** Start SOURCE MATERIAL **

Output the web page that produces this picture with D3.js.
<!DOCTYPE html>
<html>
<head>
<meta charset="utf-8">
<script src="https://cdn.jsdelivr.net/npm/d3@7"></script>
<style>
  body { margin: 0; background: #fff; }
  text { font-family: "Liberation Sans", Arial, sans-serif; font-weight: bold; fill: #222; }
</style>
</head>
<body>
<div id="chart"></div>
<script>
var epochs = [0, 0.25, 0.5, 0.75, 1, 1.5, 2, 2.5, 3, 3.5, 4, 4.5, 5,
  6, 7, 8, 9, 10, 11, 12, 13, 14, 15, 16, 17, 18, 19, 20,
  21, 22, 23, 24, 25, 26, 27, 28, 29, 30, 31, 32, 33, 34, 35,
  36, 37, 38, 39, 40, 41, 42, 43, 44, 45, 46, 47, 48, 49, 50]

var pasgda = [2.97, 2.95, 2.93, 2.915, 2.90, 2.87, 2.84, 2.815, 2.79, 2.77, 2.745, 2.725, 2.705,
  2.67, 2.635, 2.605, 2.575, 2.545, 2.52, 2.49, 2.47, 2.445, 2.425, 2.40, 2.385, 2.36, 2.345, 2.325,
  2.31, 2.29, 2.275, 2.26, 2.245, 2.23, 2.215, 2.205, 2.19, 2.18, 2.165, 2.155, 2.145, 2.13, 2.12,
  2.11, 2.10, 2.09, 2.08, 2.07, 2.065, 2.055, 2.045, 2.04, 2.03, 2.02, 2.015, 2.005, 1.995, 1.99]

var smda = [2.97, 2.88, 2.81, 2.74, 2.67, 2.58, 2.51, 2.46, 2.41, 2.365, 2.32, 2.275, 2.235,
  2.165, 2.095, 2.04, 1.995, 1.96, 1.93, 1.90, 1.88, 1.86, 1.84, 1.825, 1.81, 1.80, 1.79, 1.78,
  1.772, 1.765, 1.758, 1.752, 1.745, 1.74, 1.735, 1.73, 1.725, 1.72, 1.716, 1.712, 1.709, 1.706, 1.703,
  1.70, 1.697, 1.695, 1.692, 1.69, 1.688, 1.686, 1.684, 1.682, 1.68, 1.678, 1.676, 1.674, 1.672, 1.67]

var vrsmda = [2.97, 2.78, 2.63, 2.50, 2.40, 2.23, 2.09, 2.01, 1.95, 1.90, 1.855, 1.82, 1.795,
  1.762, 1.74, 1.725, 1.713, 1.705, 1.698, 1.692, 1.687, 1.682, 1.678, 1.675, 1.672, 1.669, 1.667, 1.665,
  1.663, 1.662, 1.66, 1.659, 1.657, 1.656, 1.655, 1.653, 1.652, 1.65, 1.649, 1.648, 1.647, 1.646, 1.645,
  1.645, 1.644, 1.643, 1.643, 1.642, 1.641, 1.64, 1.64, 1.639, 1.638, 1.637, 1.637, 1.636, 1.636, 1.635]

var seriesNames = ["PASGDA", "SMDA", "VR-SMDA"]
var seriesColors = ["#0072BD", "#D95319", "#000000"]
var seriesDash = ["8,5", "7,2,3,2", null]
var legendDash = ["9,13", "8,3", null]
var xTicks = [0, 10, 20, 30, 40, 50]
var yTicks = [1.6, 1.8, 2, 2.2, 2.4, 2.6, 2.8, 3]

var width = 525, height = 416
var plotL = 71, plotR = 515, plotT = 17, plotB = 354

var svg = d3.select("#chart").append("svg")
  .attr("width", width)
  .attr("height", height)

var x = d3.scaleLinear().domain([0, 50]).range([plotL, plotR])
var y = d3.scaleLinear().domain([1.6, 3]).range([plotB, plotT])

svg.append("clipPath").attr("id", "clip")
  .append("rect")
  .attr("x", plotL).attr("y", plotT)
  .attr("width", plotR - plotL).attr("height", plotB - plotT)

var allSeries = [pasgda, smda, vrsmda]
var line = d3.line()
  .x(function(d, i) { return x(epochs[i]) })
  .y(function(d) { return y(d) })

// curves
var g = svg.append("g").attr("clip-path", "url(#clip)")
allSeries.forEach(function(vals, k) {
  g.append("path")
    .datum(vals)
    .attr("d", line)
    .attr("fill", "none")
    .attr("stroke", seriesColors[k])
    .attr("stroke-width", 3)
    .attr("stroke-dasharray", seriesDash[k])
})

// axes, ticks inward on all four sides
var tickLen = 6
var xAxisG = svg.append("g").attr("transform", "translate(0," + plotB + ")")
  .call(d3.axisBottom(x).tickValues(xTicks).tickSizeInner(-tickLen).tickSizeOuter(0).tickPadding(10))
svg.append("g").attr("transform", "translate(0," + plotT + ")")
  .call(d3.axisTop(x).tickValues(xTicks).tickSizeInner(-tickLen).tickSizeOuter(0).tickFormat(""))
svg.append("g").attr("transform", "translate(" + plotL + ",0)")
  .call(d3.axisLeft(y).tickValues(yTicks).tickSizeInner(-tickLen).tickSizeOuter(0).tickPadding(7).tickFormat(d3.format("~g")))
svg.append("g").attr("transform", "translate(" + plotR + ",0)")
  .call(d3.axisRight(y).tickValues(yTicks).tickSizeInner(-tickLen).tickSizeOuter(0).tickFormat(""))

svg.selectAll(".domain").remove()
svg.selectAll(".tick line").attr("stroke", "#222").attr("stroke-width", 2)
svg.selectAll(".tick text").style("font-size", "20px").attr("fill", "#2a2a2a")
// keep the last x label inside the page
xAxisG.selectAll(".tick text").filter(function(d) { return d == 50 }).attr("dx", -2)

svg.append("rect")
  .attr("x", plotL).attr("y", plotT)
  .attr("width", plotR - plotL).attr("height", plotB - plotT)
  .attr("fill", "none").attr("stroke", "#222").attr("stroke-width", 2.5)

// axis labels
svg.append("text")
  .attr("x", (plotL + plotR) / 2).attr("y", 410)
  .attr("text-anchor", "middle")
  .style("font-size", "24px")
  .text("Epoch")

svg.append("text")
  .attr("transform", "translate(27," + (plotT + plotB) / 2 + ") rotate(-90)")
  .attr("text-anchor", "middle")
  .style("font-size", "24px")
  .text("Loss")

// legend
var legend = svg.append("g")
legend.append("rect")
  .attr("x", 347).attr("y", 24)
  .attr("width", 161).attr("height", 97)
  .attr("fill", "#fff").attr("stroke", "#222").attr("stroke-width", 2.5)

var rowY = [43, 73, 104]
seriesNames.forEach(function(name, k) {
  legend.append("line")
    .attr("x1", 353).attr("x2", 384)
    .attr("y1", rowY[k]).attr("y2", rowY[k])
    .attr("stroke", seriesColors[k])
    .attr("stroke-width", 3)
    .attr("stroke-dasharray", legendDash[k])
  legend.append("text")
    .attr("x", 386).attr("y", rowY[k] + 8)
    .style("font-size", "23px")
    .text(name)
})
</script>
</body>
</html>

** End SOURCE MATERIAL **
** Start SOURCE MATERIAL **

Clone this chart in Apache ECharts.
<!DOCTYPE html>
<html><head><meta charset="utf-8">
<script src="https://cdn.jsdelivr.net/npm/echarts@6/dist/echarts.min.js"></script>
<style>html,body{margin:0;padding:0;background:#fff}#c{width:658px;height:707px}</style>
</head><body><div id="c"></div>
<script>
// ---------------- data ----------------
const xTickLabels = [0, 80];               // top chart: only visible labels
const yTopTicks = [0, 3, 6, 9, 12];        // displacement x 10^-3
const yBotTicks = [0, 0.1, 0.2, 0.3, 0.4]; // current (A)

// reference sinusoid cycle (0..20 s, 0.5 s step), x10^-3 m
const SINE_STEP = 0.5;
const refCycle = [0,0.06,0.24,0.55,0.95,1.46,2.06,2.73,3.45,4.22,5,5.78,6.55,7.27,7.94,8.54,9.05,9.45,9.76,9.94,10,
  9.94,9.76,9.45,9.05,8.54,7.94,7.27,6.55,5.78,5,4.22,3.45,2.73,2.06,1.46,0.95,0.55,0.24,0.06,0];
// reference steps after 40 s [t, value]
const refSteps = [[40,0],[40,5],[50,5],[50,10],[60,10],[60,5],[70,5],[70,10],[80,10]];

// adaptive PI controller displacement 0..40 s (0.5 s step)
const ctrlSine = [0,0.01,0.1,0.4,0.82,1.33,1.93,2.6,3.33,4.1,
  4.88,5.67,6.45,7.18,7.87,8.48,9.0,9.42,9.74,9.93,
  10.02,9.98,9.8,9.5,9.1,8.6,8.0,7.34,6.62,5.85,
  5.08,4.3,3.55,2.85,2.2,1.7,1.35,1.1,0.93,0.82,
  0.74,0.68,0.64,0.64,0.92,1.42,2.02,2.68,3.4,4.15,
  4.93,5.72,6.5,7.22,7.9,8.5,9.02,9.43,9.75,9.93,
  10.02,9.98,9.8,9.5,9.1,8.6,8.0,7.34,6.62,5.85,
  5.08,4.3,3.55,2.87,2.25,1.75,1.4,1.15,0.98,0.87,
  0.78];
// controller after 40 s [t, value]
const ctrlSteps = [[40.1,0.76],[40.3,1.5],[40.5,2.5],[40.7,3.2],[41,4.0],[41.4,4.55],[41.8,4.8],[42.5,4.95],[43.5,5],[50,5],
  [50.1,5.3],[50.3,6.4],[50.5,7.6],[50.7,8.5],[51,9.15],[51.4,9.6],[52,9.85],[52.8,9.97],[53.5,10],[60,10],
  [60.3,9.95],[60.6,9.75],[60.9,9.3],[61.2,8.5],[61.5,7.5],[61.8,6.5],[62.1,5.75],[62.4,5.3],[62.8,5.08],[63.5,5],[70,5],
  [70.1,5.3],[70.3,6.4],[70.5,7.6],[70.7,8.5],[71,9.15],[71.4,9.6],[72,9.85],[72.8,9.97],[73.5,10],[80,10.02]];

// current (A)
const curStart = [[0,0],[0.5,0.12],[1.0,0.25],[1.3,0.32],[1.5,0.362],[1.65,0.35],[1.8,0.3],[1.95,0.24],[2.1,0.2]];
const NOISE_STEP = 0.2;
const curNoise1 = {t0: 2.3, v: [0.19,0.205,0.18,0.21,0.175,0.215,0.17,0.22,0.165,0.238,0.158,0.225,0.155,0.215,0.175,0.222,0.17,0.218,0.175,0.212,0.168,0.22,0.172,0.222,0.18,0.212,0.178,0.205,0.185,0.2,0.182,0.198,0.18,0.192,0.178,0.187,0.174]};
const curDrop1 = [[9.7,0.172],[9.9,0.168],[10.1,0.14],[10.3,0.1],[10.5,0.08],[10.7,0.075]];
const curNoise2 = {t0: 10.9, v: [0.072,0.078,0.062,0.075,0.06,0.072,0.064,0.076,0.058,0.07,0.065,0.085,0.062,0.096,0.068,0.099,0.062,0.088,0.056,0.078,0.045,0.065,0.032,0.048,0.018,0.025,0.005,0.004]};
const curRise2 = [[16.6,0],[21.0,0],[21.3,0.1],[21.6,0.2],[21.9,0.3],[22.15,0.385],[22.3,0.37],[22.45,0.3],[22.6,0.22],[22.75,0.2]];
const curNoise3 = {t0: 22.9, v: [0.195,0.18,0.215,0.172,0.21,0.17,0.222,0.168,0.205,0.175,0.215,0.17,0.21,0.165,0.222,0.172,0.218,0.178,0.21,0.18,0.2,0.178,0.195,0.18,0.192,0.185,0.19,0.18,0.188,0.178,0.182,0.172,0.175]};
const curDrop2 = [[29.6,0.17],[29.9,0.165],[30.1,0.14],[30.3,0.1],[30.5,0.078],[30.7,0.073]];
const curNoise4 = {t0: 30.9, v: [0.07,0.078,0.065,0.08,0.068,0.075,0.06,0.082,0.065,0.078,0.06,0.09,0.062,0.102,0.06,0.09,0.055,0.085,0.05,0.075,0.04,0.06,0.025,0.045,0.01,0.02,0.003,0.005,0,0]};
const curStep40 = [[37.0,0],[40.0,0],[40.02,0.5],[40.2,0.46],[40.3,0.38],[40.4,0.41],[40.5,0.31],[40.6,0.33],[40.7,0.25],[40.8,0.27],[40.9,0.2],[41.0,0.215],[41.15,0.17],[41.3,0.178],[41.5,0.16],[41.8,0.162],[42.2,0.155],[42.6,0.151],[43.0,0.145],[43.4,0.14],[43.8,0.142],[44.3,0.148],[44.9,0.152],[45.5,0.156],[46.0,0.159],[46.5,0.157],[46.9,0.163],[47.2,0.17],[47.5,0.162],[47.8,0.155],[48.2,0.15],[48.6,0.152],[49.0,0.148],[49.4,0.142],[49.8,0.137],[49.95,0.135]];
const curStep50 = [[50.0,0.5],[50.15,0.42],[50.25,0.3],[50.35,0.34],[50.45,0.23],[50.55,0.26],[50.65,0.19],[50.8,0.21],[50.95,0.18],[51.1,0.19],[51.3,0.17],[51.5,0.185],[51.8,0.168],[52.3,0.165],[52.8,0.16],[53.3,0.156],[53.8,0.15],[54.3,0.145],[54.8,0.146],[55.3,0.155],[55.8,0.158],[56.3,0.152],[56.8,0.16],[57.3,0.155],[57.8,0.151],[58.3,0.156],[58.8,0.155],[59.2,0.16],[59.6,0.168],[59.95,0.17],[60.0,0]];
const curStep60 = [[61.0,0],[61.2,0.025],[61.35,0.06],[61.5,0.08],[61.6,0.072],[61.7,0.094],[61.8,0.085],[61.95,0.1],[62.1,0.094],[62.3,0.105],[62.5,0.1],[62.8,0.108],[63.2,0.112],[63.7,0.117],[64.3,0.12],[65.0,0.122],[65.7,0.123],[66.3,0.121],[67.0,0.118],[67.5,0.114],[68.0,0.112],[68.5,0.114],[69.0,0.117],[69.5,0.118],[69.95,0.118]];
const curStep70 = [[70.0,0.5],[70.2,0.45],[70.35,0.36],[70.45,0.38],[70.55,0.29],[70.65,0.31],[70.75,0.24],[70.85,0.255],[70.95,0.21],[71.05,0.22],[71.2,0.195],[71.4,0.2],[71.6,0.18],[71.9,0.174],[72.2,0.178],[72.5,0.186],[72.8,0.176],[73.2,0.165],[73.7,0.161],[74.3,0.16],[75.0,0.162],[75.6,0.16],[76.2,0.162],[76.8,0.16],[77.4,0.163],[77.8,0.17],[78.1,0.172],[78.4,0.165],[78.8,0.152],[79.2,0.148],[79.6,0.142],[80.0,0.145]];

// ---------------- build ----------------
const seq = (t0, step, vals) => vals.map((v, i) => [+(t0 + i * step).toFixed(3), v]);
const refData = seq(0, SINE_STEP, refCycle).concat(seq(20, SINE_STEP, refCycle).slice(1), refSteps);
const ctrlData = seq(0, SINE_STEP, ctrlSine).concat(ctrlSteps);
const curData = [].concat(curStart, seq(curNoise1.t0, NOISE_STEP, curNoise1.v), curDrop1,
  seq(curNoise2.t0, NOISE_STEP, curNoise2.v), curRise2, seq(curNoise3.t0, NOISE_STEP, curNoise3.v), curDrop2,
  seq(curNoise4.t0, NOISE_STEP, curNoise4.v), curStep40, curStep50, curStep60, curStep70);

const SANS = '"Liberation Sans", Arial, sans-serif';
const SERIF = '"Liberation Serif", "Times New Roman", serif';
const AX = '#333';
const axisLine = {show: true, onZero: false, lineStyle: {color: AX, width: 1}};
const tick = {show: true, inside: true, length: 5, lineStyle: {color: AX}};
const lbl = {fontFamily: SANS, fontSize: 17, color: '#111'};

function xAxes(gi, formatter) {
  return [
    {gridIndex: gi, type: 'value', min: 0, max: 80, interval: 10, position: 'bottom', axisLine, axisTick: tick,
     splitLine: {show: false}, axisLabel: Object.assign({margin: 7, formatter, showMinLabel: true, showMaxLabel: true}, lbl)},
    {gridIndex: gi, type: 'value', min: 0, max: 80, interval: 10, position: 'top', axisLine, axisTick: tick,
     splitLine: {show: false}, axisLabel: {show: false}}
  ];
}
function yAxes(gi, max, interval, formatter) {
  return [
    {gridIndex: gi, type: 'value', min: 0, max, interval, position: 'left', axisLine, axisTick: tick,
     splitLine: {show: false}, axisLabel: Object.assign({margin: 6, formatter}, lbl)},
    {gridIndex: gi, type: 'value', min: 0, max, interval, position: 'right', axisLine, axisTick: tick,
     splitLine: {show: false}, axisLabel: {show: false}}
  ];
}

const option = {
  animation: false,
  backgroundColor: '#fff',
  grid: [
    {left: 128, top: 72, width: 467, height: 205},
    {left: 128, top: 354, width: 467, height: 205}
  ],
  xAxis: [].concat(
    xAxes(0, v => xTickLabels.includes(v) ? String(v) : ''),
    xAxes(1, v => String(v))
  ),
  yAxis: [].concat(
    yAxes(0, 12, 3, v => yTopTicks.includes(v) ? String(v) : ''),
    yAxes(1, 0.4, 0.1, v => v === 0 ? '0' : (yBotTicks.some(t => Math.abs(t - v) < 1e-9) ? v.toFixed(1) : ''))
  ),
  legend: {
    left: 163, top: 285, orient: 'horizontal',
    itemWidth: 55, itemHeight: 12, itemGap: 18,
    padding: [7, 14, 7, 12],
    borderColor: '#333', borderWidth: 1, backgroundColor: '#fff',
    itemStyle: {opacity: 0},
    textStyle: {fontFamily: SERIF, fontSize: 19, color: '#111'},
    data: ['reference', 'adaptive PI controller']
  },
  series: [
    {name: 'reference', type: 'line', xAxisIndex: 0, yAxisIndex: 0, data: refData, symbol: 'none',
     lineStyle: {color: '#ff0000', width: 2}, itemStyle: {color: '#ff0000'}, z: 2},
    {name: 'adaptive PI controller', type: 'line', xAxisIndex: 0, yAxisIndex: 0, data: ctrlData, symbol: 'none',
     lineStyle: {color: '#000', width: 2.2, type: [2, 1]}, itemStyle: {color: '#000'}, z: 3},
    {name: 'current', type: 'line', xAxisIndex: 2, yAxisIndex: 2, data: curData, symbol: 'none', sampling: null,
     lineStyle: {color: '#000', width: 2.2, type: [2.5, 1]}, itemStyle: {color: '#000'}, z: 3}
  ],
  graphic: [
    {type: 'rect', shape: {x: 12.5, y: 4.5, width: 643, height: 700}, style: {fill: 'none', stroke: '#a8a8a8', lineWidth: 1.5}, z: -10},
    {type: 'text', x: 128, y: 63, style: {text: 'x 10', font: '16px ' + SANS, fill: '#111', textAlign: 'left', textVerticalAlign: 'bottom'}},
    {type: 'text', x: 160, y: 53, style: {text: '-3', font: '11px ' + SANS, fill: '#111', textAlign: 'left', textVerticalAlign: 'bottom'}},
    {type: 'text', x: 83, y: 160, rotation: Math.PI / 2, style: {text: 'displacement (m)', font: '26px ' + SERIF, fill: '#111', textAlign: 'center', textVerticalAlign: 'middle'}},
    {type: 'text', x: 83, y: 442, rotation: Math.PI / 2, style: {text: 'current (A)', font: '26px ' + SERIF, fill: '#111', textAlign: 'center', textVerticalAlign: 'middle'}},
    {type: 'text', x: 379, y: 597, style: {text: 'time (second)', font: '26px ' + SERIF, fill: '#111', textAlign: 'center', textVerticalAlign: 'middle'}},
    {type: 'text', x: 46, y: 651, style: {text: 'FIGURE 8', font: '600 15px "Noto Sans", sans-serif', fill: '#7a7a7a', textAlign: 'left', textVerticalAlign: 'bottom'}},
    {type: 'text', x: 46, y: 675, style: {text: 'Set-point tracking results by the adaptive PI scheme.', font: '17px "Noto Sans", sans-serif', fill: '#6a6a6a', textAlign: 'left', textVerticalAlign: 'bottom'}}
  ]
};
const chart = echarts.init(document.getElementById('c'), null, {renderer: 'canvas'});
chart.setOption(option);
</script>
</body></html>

** End SOURCE MATERIAL **
** Start SOURCE MATERIAL **

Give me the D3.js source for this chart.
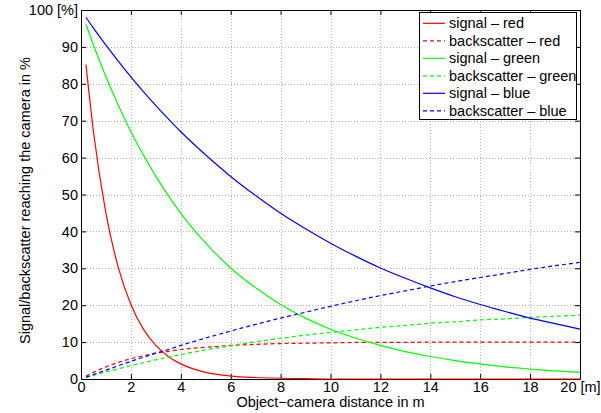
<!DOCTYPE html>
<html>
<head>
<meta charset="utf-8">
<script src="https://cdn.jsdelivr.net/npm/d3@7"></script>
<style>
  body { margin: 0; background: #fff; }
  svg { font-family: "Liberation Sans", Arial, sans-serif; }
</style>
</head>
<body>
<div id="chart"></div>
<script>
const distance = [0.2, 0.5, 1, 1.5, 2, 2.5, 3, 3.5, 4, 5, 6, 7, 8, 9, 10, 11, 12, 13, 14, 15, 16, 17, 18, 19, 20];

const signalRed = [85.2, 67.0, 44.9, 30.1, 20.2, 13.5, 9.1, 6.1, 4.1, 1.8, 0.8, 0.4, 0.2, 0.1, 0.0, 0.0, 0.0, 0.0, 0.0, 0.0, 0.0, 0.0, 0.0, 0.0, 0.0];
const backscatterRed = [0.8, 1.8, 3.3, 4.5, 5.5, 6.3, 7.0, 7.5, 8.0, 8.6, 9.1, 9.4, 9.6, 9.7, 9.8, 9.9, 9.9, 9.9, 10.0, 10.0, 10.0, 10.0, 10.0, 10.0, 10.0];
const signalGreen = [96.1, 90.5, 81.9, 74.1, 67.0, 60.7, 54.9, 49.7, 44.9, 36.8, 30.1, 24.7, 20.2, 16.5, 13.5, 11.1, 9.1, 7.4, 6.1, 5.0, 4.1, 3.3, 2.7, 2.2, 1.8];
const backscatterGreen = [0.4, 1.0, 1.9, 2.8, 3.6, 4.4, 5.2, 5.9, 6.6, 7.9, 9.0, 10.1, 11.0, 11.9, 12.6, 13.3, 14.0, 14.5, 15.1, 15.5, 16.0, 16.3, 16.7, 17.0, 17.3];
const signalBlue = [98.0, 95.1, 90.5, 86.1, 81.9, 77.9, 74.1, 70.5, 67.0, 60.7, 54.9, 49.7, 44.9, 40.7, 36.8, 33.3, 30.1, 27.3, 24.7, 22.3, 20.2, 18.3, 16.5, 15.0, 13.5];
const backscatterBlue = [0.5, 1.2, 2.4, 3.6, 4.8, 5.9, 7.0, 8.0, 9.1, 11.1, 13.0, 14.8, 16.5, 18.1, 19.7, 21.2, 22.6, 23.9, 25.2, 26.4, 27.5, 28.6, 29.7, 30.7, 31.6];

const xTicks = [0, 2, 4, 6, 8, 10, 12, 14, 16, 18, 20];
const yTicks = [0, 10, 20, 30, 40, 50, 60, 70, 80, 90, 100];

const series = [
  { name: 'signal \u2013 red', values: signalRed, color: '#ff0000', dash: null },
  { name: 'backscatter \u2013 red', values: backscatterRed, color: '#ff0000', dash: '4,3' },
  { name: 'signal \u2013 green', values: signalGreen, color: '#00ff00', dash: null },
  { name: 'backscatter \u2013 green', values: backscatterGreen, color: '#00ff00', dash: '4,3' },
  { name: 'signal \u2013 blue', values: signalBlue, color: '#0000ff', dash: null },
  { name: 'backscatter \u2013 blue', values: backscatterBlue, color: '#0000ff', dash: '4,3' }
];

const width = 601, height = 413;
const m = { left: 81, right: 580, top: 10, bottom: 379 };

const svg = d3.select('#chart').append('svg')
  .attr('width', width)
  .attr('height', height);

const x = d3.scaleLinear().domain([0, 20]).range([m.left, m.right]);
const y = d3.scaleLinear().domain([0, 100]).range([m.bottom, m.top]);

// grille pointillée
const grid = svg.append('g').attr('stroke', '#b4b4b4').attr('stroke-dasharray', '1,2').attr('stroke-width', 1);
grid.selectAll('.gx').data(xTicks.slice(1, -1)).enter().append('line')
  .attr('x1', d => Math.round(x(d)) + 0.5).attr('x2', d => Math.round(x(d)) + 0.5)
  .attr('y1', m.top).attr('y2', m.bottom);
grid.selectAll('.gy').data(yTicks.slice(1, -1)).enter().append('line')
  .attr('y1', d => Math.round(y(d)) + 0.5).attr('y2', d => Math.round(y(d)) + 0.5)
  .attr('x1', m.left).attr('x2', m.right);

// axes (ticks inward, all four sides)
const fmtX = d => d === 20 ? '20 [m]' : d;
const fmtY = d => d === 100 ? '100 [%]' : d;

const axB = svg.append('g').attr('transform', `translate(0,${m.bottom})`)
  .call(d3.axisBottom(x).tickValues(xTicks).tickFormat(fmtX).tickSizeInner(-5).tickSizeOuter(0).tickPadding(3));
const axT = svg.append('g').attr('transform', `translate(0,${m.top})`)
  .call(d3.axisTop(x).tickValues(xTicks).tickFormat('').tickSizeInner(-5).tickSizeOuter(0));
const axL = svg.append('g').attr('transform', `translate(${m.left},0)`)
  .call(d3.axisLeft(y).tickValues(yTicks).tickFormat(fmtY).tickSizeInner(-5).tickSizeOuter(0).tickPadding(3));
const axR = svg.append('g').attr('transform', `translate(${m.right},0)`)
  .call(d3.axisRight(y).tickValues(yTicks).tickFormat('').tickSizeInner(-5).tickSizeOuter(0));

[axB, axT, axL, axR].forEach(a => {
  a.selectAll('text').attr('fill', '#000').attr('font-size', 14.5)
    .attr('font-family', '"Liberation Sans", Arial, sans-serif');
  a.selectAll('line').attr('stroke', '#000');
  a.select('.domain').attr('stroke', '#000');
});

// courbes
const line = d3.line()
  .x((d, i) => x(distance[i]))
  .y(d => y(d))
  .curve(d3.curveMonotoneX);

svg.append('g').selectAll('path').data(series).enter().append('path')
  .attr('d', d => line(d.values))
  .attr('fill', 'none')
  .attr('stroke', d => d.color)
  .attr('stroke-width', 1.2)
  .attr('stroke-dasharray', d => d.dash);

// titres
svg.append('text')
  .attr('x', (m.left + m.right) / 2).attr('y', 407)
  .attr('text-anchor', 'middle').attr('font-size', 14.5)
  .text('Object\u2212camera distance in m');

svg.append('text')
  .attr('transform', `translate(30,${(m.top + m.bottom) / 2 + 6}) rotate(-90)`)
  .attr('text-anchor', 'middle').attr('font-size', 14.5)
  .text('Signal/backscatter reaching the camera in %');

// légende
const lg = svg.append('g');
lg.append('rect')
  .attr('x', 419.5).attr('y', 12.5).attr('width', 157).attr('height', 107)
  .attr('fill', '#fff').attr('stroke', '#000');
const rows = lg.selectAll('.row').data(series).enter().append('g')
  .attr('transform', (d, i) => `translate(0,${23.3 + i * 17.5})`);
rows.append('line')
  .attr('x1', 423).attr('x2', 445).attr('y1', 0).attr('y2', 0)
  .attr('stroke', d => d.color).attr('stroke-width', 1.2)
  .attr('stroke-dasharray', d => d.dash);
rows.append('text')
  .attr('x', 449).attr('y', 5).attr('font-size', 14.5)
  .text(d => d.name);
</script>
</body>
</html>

** End SOURCE MATERIAL **

EXERCISE TASK
Your first line is the one with "Give me the D3.js source for this chart.", and your last is the one with "18, 19, 20];". Copy those and every line between them exactly, without any pictures.

FINISHED TASK
Give me the D3.js source for this chart.
<!DOCTYPE html>
<html>
<head>
<meta charset="utf-8">
<script src="https://cdn.jsdelivr.net/npm/d3@7"></script>
<style>
  body { margin: 0; background: #fff; }
  svg { font-family: "Liberation Sans", Arial, sans-serif; }
</style>
</head>
<body>
<div id="chart"></div>
<script>
const distance = [0.2, 0.5, 1, 1.5, 2, 2.5, 3, 3.5, 4, 5, 6, 7, 8, 9, 10, 11, 12, 13, 14, 15, 16, 17, 18, 19, 20];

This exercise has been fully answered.